National Report: New Jersey Tied for Last in Protecting Kids from Tobacco (Campaign for Tobacco-Free Kids, PR Newswire)

Posted on

New Jersey is tied for last nationwide in funding programs to prevent kids from smoking and help smokers quit, according to a report released today by a coalition of public health organizations. New Jersey and Connecticut have budgeted zero state funds this year for tobacco prevention and cessation programs. The CDC recommends New Jersey spend $103.3 million on tobacco prevention programs. Smoking is the nation’s number 1 cause of preventable death. Tobacco use claims 11,800 New Jersey lives and costs the state over $4 billion in health care bills annually.

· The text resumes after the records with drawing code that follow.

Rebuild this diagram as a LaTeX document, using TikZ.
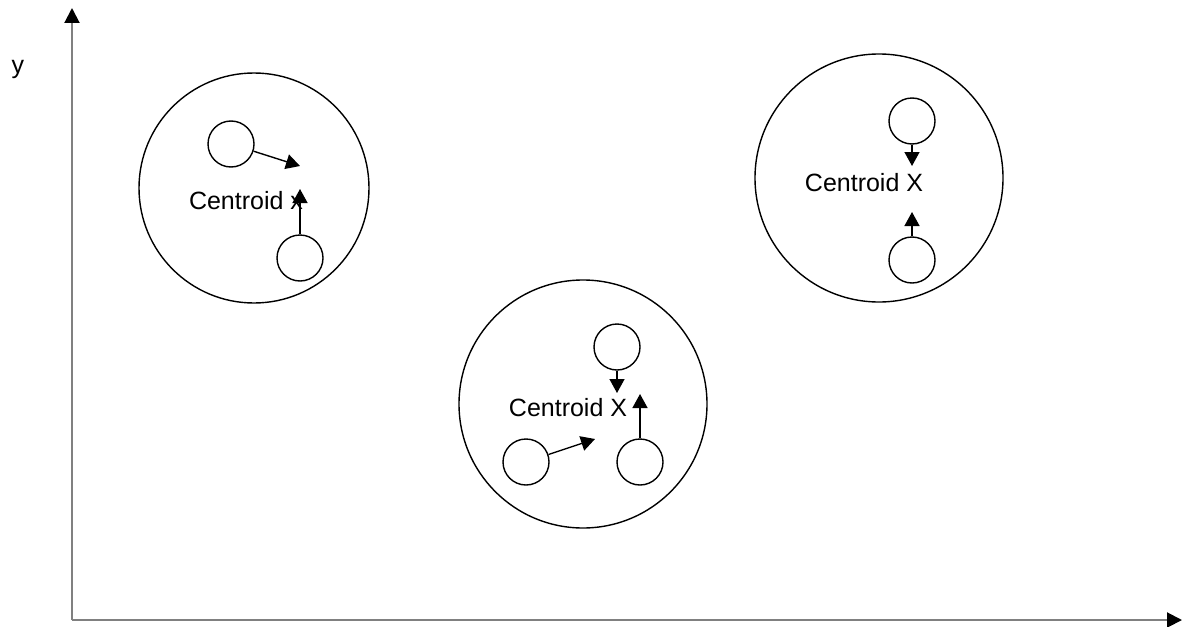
\documentclass[tikz,border=0pt]{standalone}
\usepackage{fontspec}
\setmainfont{Liberation Sans}
\usetikzlibrary{arrows.meta, positioning}

\tikzset{
    cluster/.style={draw, circle, line width=1.4pt, minimum size=248pt, inner sep=0pt},
    point/.style={draw, circle, line width=1.4pt, minimum size=46pt, inner sep=0pt},
    label/.style={font=\fontsize{25}{29}\selectfont, inner sep=0pt},
    move/.style={line width=1.4pt, -{Triangle[length=14pt, width=15pt]}},
    axis/.style={line width=2pt, draw={rgb,255:red,128;green,128;blue,128}, -{Triangle[length=15pt, width=15pt, fill=black, color=black]}}
}

\begin{document}
\begin{tikzpicture}[x=1pt, y=-1pt]
    \useasboundingbox (0, 0) rectangle (1182, 626);
    % axes
    \coordinate (origin) at (72, 620);
    \coordinate (ytip) at (72, 8);
    \coordinate (xtip) at (1182, 620);
    \draw[axis] (origin) -- (ytip);
    \draw[axis] (origin) -- (xtip);
    \node[label] (ylabel) at (18, 69) {y};
    % left cluster
    \node[cluster, minimum size=230pt] (left) at (254, 188) {};
    \node[label] (lefttext) at (246, 201) {Centroid x};
    \node[point] (lefta) at (231, 144) {};
    \node[point] (leftb) at (300, 258) {};
    \coordinate (leftc1) at (300, 166);
    \coordinate (leftc2) at (300, 189);
    \draw[move] (lefta) -- (leftc1);
    \draw[move] (leftb) -- (leftc2);
    % middle cluster
    \node[cluster] (mid) at (583, 404) {};
    \node[label] (midtext) at (568, 408) {Centroid X};
    \node[point] (mida) at (617, 347) {};
    \node[point] (midb) at (526, 462) {};
    \node[point] (midc) at (640, 462) {};
    \coordinate (midc1) at (617, 393);
    \coordinate (midc2) at (595, 439);
    \coordinate (midc3) at (640, 394);
    \draw[move] (mida) -- (midc1);
    \draw[move] (midb) -- (midc2);
    \draw[move] (midc) -- (midc3);
    % right cluster
    \node[cluster] (right) at (879, 178) {};
    \node[label] (righttext) at (864, 183) {Centroid X};
    \node[point] (righta) at (912, 121) {};
    \node[point] (rightb) at (912, 260) {};
    \coordinate (rightc1) at (912, 166);
    \coordinate (rightc2) at (912, 212);
    \draw[move] (righta) -- (rightc1);
    \draw[move] (rightb) -- (rightc2);
\end{tikzpicture}
\end{document}
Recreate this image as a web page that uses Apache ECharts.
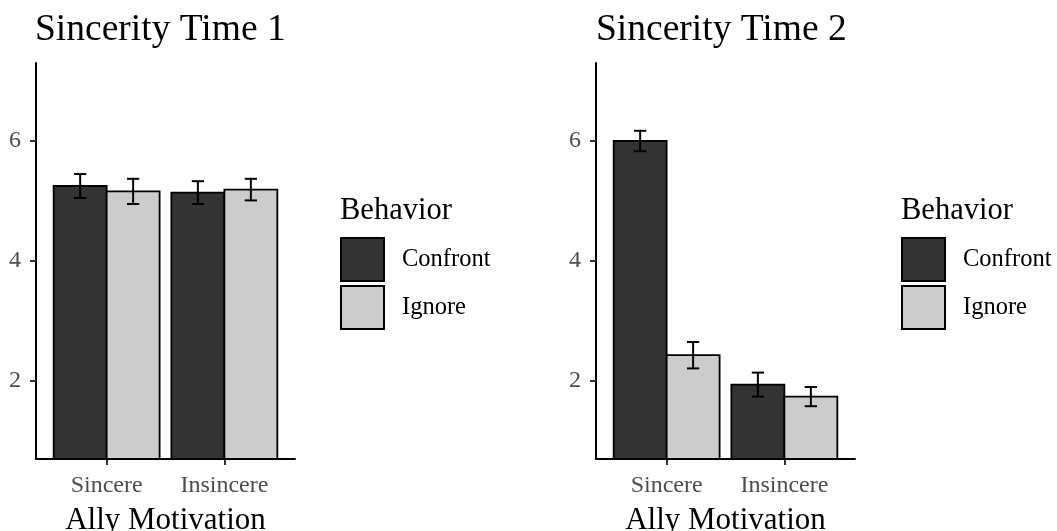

Today’s report, titled “Broken Promises to Our Children: A State-by-State Look at the 1998 State Tobacco Settlement 18 Years Later,” spotlights the need for stronger tobacco prevention efforts in New Jersey. In addition, health advocates in New Jersey are urging lawmakers to increase the minimum sale age for tobacco products to 21. Nearly all adult smokers start smoking before they turn 21, so this legislation will prevent young people from ever starting to smoke. The legislature passed the measure last session, but Gov. Chris Christie vetoed the bill.